__REQUIREMENTS__.
Set down exactly the lines of the records from the top to the line containing "ax2.tick_params(length=0, pad=4, labelsize=fs)"; include both.

__DATA ENTRIES__.
*****
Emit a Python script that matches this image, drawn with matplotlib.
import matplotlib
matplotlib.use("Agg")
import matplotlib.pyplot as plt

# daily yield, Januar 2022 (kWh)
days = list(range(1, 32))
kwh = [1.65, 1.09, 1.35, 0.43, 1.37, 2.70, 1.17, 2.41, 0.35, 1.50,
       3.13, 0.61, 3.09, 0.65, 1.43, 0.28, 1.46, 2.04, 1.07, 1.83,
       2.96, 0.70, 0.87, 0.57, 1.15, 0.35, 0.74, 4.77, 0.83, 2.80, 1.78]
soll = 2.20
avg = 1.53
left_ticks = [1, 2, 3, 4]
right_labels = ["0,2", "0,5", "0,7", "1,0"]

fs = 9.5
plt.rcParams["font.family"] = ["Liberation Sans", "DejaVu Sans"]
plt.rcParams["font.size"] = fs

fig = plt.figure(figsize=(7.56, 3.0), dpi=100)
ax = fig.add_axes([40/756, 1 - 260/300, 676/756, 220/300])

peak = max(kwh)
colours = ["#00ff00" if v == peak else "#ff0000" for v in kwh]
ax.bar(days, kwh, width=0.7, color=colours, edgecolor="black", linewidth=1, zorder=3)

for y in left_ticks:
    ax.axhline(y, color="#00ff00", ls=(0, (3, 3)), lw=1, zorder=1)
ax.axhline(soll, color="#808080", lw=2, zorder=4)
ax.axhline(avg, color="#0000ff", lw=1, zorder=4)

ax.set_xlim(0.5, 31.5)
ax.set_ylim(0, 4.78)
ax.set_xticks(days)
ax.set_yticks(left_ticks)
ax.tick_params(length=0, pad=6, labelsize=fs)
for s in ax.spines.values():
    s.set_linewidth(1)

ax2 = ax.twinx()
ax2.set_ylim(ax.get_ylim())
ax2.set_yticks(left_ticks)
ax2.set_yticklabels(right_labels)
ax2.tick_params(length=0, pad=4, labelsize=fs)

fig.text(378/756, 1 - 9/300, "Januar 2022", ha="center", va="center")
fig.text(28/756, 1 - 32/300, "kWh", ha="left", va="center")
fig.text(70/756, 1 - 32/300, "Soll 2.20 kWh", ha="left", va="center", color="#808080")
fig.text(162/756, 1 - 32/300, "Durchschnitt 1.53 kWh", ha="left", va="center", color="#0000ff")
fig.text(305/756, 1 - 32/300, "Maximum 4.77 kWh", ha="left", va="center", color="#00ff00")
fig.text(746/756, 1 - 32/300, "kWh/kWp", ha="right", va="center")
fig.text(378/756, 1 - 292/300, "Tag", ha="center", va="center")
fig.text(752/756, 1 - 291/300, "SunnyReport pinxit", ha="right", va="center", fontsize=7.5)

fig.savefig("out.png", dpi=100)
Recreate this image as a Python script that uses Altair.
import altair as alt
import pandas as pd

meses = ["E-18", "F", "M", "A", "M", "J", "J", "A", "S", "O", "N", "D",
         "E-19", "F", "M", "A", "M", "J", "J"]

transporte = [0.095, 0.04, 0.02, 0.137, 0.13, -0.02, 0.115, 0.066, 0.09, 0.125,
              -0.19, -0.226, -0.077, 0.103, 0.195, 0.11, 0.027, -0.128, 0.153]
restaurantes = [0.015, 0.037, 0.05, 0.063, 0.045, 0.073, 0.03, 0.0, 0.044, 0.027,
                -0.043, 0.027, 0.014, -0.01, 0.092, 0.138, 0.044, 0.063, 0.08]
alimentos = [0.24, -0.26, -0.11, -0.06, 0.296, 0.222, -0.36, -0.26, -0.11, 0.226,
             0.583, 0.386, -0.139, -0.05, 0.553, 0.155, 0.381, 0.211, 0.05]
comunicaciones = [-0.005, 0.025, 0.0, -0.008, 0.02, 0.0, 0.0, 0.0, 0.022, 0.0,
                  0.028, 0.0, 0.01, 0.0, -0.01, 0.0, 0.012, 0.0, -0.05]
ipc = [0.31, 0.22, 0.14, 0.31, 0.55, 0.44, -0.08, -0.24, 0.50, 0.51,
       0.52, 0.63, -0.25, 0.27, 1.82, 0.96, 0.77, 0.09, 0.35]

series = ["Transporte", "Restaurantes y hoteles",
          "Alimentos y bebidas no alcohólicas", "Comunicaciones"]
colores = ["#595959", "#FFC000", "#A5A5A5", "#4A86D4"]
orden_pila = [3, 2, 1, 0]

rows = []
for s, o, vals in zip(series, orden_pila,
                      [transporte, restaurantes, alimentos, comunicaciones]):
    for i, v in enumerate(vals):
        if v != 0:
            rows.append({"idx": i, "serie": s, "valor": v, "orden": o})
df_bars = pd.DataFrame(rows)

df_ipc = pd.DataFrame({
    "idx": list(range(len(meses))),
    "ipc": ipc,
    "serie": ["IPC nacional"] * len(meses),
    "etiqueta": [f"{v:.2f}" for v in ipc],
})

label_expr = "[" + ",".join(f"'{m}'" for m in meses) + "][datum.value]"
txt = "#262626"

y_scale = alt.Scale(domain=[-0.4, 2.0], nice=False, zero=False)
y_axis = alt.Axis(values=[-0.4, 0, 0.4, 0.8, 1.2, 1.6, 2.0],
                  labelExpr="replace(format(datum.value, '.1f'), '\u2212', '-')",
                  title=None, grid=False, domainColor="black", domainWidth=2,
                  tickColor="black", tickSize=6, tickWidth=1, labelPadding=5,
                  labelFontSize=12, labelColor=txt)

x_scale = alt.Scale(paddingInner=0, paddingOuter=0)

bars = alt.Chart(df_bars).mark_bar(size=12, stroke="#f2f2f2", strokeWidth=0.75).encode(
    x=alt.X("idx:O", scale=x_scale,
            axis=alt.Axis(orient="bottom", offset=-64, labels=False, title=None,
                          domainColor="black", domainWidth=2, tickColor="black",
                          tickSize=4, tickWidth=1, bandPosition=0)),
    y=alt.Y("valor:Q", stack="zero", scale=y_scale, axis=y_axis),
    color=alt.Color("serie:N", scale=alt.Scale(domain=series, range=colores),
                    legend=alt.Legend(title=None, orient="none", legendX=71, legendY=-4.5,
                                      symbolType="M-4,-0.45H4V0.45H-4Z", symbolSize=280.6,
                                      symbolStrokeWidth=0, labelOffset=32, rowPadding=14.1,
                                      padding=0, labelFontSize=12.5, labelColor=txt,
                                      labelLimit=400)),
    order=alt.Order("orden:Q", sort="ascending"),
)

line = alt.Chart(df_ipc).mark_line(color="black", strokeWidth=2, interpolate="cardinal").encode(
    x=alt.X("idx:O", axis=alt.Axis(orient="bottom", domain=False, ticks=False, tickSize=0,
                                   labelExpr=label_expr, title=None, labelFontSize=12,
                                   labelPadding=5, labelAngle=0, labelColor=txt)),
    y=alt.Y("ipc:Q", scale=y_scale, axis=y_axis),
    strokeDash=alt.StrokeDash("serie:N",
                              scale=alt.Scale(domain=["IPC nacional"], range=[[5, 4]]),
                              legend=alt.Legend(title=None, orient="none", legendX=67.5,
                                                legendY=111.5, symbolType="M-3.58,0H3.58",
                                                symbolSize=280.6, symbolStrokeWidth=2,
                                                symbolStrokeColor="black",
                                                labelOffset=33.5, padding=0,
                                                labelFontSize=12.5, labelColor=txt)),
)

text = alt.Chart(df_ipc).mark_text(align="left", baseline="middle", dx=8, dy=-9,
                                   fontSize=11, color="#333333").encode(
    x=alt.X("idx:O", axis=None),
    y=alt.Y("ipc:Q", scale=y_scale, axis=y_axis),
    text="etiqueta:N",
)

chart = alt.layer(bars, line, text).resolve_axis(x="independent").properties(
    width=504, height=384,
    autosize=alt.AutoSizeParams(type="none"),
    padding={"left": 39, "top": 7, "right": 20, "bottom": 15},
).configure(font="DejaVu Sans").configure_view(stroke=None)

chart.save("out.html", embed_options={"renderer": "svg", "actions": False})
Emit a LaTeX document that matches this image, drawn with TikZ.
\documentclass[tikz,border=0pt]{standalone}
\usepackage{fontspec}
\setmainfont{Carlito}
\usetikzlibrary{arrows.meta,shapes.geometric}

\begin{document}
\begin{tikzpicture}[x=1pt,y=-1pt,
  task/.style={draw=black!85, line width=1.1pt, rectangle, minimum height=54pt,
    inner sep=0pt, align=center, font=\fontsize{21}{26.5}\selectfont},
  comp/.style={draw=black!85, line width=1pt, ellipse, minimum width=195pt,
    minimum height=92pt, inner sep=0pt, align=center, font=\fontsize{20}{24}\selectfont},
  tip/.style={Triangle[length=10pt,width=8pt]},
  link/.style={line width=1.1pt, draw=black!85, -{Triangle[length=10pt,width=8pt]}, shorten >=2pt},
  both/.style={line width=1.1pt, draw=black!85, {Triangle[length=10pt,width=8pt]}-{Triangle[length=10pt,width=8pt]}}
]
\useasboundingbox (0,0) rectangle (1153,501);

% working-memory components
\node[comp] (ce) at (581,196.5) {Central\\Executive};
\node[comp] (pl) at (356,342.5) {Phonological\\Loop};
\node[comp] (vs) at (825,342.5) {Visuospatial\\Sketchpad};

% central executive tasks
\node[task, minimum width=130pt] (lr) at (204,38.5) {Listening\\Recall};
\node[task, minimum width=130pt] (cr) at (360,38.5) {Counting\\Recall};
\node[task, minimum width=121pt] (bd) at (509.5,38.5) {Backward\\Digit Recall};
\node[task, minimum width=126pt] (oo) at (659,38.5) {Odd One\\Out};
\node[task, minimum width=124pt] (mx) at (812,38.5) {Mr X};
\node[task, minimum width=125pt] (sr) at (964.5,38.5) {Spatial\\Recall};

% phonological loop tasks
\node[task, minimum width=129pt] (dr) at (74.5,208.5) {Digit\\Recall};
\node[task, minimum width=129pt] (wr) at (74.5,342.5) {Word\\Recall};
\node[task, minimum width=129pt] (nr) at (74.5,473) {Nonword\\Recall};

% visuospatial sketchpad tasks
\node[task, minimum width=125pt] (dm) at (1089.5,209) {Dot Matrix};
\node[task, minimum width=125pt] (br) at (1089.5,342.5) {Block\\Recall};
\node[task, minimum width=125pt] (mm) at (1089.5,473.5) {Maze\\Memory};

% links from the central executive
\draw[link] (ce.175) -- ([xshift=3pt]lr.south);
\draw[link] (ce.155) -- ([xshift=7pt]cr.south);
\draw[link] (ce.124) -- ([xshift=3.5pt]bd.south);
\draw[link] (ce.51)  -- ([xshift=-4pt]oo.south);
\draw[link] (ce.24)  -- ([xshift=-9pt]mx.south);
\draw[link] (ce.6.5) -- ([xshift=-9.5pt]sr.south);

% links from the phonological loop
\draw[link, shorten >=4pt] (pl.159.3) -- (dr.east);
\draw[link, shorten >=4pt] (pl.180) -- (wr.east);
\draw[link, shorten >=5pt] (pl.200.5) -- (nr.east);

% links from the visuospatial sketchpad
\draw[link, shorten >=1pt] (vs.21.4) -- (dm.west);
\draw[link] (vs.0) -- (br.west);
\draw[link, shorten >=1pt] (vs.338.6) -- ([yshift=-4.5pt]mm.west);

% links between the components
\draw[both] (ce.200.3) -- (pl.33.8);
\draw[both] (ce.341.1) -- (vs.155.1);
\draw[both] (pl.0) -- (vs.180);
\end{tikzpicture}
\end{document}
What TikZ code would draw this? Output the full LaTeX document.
*****
__SOLUTION TO THE PROBLEM__.
Emit a Python script that matches this image, drawn with matplotlib.
import matplotlib
matplotlib.use("Agg")
import matplotlib.pyplot as plt

# daily yield, Januar 2022 (kWh)
days = list(range(1, 32))
kwh = [1.65, 1.09, 1.35, 0.43, 1.37, 2.70, 1.17, 2.41, 0.35, 1.50,
       3.13, 0.61, 3.09, 0.65, 1.43, 0.28, 1.46, 2.04, 1.07, 1.83,
       2.96, 0.70, 0.87, 0.57, 1.15, 0.35, 0.74, 4.77, 0.83, 2.80, 1.78]
soll = 2.20
avg = 1.53
left_ticks = [1, 2, 3, 4]
right_labels = ["0,2", "0,5", "0,7", "1,0"]

fs = 9.5
plt.rcParams["font.family"] = ["Liberation Sans", "DejaVu Sans"]
plt.rcParams["font.size"] = fs

fig = plt.figure(figsize=(7.56, 3.0), dpi=100)
ax = fig.add_axes([40/756, 1 - 260/300, 676/756, 220/300])

peak = max(kwh)
colours = ["#00ff00" if v == peak else "#ff0000" for v in kwh]
ax.bar(days, kwh, width=0.7, color=colours, edgecolor="black", linewidth=1, zorder=3)

for y in left_ticks:
    ax.axhline(y, color="#00ff00", ls=(0, (3, 3)), lw=1, zorder=1)
ax.axhline(soll, color="#808080", lw=2, zorder=4)
ax.axhline(avg, color="#0000ff", lw=1, zorder=4)

ax.set_xlim(0.5, 31.5)
ax.set_ylim(0, 4.78)
ax.set_xticks(days)
ax.set_yticks(left_ticks)
ax.tick_params(length=0, pad=6, labelsize=fs)
for s in ax.spines.values():
    s.set_linewidth(1)

ax2 = ax.twinx()
ax2.set_ylim(ax.get_ylim())
ax2.set_yticks(left_ticks)
ax2.set_yticklabels(right_labels)
ax2.tick_params(length=0, pad=4, labelsize=fs)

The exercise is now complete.